THE PROBLEM
Write out, word for word, every line from the first one through the line that holds "(0,0) rectangle (1156,455);", and nothing else; skip the pictures.

PROVIDED MATERIAL
________________________
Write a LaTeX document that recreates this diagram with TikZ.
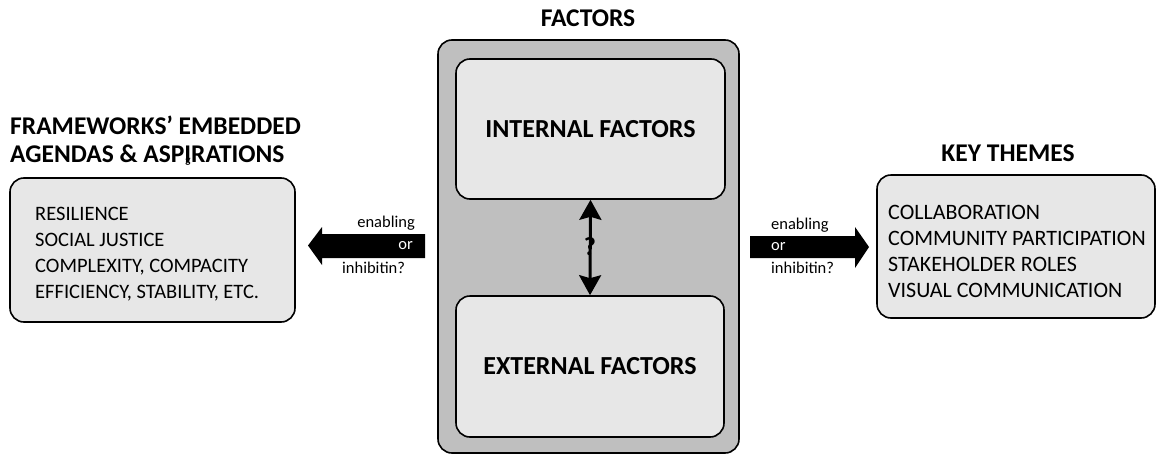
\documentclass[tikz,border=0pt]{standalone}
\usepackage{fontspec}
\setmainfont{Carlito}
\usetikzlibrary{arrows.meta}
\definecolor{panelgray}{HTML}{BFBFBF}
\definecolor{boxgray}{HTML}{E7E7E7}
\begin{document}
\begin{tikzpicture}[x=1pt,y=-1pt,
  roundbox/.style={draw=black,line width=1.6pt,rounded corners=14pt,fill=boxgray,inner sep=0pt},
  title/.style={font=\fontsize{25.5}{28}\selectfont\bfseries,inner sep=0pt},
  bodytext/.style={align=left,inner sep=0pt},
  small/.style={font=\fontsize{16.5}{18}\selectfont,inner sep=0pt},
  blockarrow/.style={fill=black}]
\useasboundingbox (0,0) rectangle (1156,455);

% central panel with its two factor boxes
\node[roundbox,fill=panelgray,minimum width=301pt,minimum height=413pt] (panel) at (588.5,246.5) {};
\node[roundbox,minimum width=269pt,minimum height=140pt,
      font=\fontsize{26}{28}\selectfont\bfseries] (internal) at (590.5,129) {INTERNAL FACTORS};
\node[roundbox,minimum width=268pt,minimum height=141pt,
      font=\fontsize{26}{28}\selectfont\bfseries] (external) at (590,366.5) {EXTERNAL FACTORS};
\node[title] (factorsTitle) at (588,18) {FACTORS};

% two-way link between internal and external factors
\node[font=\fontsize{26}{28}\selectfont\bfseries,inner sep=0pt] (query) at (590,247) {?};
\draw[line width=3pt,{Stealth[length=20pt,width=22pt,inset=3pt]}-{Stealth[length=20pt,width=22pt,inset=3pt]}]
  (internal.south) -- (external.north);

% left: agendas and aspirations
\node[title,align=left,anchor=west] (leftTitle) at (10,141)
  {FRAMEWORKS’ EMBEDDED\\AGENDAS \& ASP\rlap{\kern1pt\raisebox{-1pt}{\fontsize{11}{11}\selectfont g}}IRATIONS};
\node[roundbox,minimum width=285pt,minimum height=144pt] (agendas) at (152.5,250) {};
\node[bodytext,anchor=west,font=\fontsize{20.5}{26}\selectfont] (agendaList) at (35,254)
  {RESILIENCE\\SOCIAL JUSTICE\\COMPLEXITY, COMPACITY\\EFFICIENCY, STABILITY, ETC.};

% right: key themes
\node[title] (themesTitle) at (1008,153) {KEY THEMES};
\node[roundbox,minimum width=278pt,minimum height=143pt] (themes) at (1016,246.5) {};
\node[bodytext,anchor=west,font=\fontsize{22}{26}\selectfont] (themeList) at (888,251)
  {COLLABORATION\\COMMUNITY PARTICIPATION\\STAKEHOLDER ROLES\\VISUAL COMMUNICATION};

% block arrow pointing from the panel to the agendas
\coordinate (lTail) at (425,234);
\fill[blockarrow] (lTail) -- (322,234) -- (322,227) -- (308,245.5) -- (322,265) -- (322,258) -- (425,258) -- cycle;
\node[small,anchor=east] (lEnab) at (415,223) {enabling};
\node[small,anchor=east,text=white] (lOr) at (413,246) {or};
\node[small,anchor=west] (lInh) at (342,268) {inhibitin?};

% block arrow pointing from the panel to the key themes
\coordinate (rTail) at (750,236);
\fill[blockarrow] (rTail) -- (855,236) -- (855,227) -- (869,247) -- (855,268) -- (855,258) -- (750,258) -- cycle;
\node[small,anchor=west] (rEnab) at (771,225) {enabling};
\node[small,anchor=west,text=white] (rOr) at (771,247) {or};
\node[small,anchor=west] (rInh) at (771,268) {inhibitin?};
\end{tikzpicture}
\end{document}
________________________
FINISHED ANSWER
Write a LaTeX document that recreates this diagram with TikZ.
\documentclass[tikz,border=0pt]{standalone}
\usepackage{fontspec}
\setmainfont{Carlito}
\usetikzlibrary{arrows.meta}
\definecolor{panelgray}{HTML}{BFBFBF}
\definecolor{boxgray}{HTML}{E7E7E7}
\begin{document}
\begin{tikzpicture}[x=1pt,y=-1pt,
  roundbox/.style={draw=black,line width=1.6pt,rounded corners=14pt,fill=boxgray,inner sep=0pt},
  title/.style={font=\fontsize{25.5}{28}\selectfont\bfseries,inner sep=0pt},
  bodytext/.style={align=left,inner sep=0pt},
  small/.style={font=\fontsize{16.5}{18}\selectfont,inner sep=0pt},
  blockarrow/.style={fill=black}]
\useasboundingbox (0,0) rectangle (1156,455);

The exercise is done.